Deployment Architecture Strategies
Cloud Deployment
Cloud platforms offer scalability and managed services for computer vision applications. AWS Lambda with containerized deployments provides serverless scaling for computer vision workloads. Google Cloud Vertex AI with optimized TensorFlow runtime delivers enhanced performance for production inference.
Edge Deployment
Edge computing reduces latency and enables offline operation for computer vision applications. Frameworks like alwaysAI simplify the process of deploying computer vision models to edge devices like Raspberry Pi and Jetson Nano.
Hybrid Deployment
Hybrid approaches combine cloud and edge deployment for optimal performance and cost efficiency.

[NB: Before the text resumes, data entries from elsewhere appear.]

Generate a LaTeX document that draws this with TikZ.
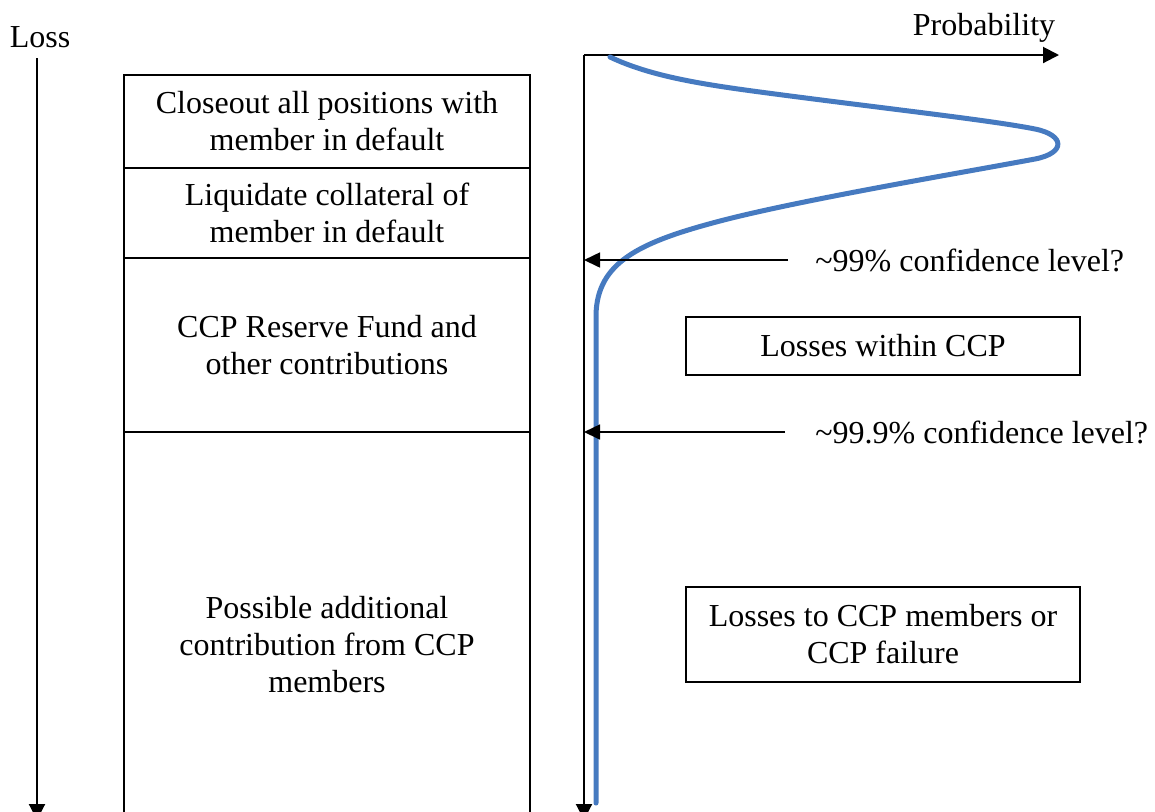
\documentclass[tikz,border=0pt]{standalone}
\usepackage{fontspec}
\setmainfont{Liberation Serif}
\usetikzlibrary{arrows.meta}
\definecolor{curveblue}{RGB}{70,122,192}
\tikzset{
  lbl/.style={font=\fontsize{16}{18.5}\selectfont, inner sep=0pt, align=center},
  stackbox/.style={draw, line width=0.9pt, minimum width=203pt, lbl},
  sidebox/.style={draw, line width=0.9pt, minimum width=197pt, lbl},
  axis/.style={line width=1pt, -{Triangle[length=8pt,width=8pt]}},
  pointer/.style={line width=0.8pt, -{Triangle[length=8pt,width=7.5pt]}},
  density/.style={curveblue, line width=2.5pt, line cap=round}
}
\begin{document}
\begin{tikzpicture}[x=0.5pt, y=-0.5pt]
\useasboundingbox (0,0) rectangle (1155,811);
% Loss axis
\node[lbl] (loss) at (40,37) {Loss};
\coordinate (lossTop) at (37,58);
\coordinate (lossEnd) at (37,820);
\draw[axis] (lossTop) -- (lossEnd);
% stacked boxes
\node[stackbox, minimum height=46.5pt] (box1) at (327,121.5) {Closeout all positions with\\member in default};
\node[stackbox, minimum height=45pt] (box2) at (327,213) {Liquidate collateral of\\member in default};
\node[stackbox, minimum height=87pt] (box3) at (327,345) {CCP Reserve Fund and\\other contributions};
\node[stackbox, minimum height=213pt] (box4) at (327,645) {Possible additional\\contribution from CCP\\members};
% probability axes
\coordinate (O) at (584,55);
\coordinate (pEnd) at (1059,55);
\coordinate (lEnd) at (584,820);
\node[lbl] (prob) at (984,28) {Probability};
\draw[axis] (O) -- (pEnd);
\draw[axis] (O) -- (lEnd);
% density curve
\draw[density] (610,57) .. controls (650,76) and (700,84) .. (760,92)
  .. controls (880,108) and (990,120) .. (1035,129)
  .. controls (1065,135) and (1066,153) .. (1035,159)
  .. controls (960,173) and (800,200) .. (720,221)
  .. controls (640,242) and (597,262) .. (596,315)
  -- (596,803);
% confidence levels
\node[lbl, anchor=west] (t99) at (815,260) {\textasciitilde 99\% confidence level?};
\node[lbl, anchor=west] (t999) at (815,432) {\textasciitilde 99.9\% confidence level?};
\draw[pointer] ([xshift=-13.5pt]t99.west) -- (t99.west -| O);
\draw[pointer] ([xshift=-15pt]t999.west) -- (t999.west -| O);
% side boxes
\node[sidebox, minimum height=29pt] (within) at (883,346) {Losses within CCP};
\node[sidebox, minimum height=47.5pt] (failure) at (883,634.5) {Losses to CCP members or\\CCP failure};
\end{tikzpicture}
\end{document}
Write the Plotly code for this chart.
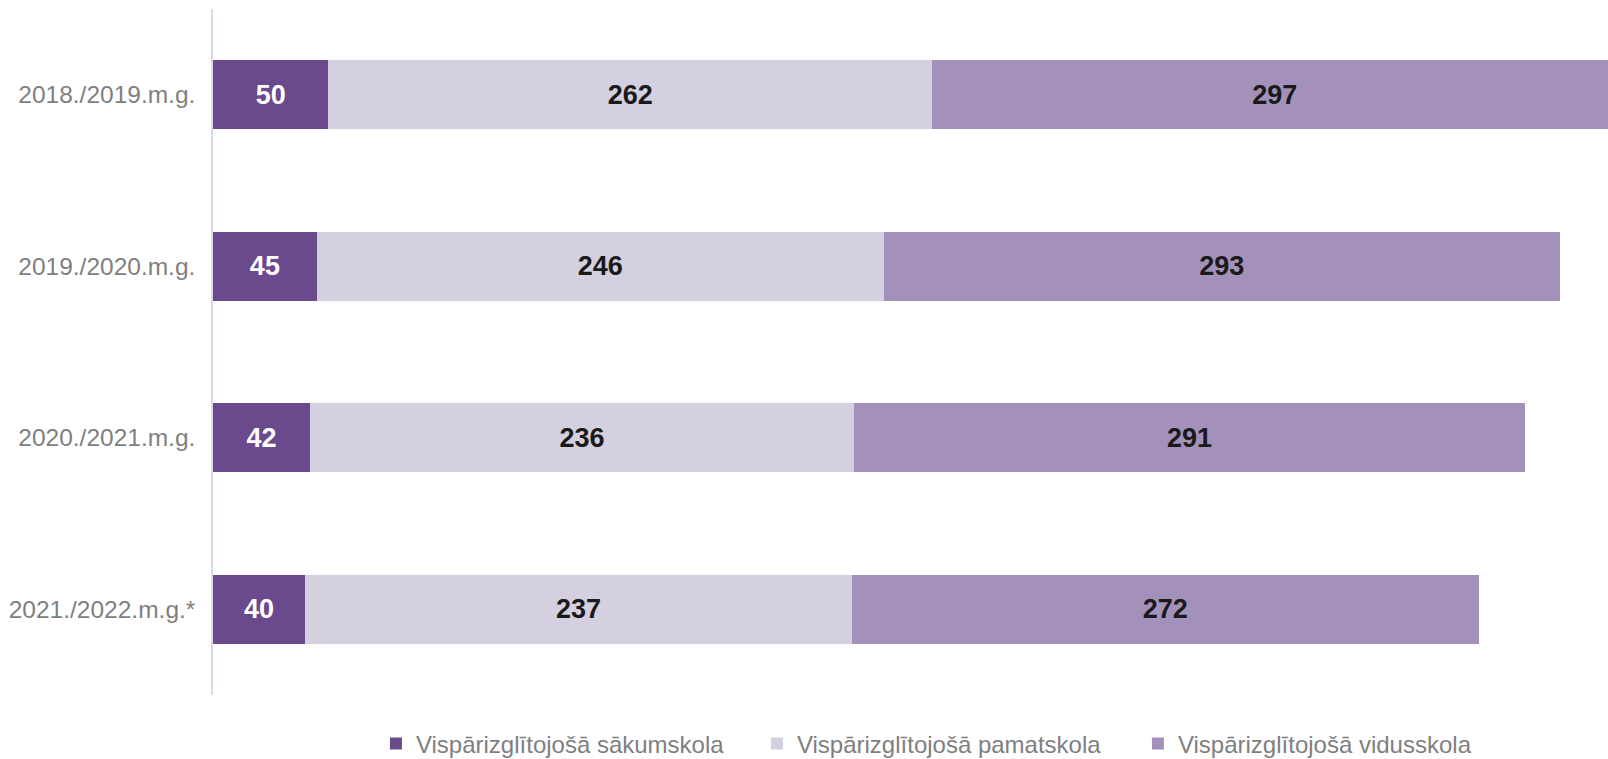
import plotly.graph_objects as go

years = ["2018./2019.m.g.", "2019./2020.m.g.", "2020./2021.m.g.", "2021./2022.m.g.*"]
sakumskola = [50, 45, 42, 40]
pamatskola = [262, 246, 236, 237]
vidusskola = [297, 293, 291, 272]

series_names = ["Vispārizglītojošā sākumskola", "Vispārizglītojošā pamatskola", "Vispārizglītojošā vidusskola"]
colors = ["#6a4a8c", "#d4d0e0", "#a391bb"]
text_colors = ["#ffffff", "#1a1a1a", "#1a1a1a"]

FONT = "Liberation Sans, Arial, sans-serif"

fig = go.Figure()
for name, vals, col, tcol in zip(series_names, [sakumskola, pamatskola, vidusskola], colors, text_colors):
    fig.add_trace(go.Bar(
        y=years, x=vals, name=name, orientation="h",
        marker=dict(color=col, line=dict(width=0)),
        text=[str(v) for v in vals], textposition="inside", insidetextanchor="middle",
        textfont=dict(family=FONT, size=27, color=tcol, weight="bold"),
        constraintext="none",
    ))

fig.update_layout(
    barmode="stack",
    bargap=0.6,
    width=1608, height=759,
    margin=dict(l=213, r=0, t=9, b=64, autoexpand=False),
    paper_bgcolor="white", plot_bgcolor="white",
    font=dict(family=FONT, color="#7f7f7f"),
    xaxis=dict(range=[0, 605], showticklabels=False, showgrid=False, zeroline=False, showline=False, fixedrange=True),
    yaxis=dict(categoryorder="array", categoryarray=years, autorange="reversed",
               showline=True, linecolor="#dcd7ec", linewidth=1.5, showgrid=False,
               tickfont=dict(size=24.5, color="#7f7f7f"), ticklabelstandoff=11, ticks=""),
    legend=dict(orientation="h", x=0.1168, xanchor="left",
                yref="container", y=1 - 744 / 759, yanchor="middle",
                font=dict(size=24, color="#7f7f7f"), entrywidth=336, itemwidth=30,
                traceorder="normal"),
    showlegend=True,
)

fig.write_html("out.html", config={"displayModeBar": False},
               post_script="document.body.style.margin='0px';document.body.style.overflow='hidden';")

This strategy enables centralized model management while providing low-latency local inference capabilities.
Best Practices and Implementation Guidelines
Performance Optimization
- Enable hardware-specific optimizations: Use Intel IPP, MKL, and CUDA where available
- Implement proper batching: Server-side batching can significantly improve throughput, especially for GPU-based inference
- Utilize asynchronous processing: Implement async APIs to improve resource utilization and response times
- Profile and monitor performance: Use profiling tools to identify bottlenecks and optimize accordingly
Model Optimization Pipeline
- Convert models to optimized formats: Use TensorRT, OpenVINO, or ONNX for inference optimization
- Apply quantization techniques: Implement INT8 quantization for significant size and speed improvements
- Test across target hardware: Validate performance on actual deployment hardware before production
Deployment Infrastructure
- Containerize applications: Use Docker for consistent, portable deployments
- Implement proper scaling: Design for both horizontal and vertical scaling based on workload characteristics
- Monitor and maintain: Establish monitoring and logging for production computer vision systems
Conclusion
Optimizing OpenCV and computer vision application deployment requires a multi-faceted approach combining inference acceleration engines, model optimization techniques, and appropriate deployment frameworks. The choice of specific technologies should be guided by target hardware, performance requirements, and deployment constraints. TensorRT for GPU acceleration, OpenVINO for Intel platforms, FastAPI for web APIs, and Docker for containerization represent the core technologies for building robust, efficient computer vision deployment pipelines. Success depends on careful integration of these technologies with proper performance profiling and optimization throughout the development and deployment process.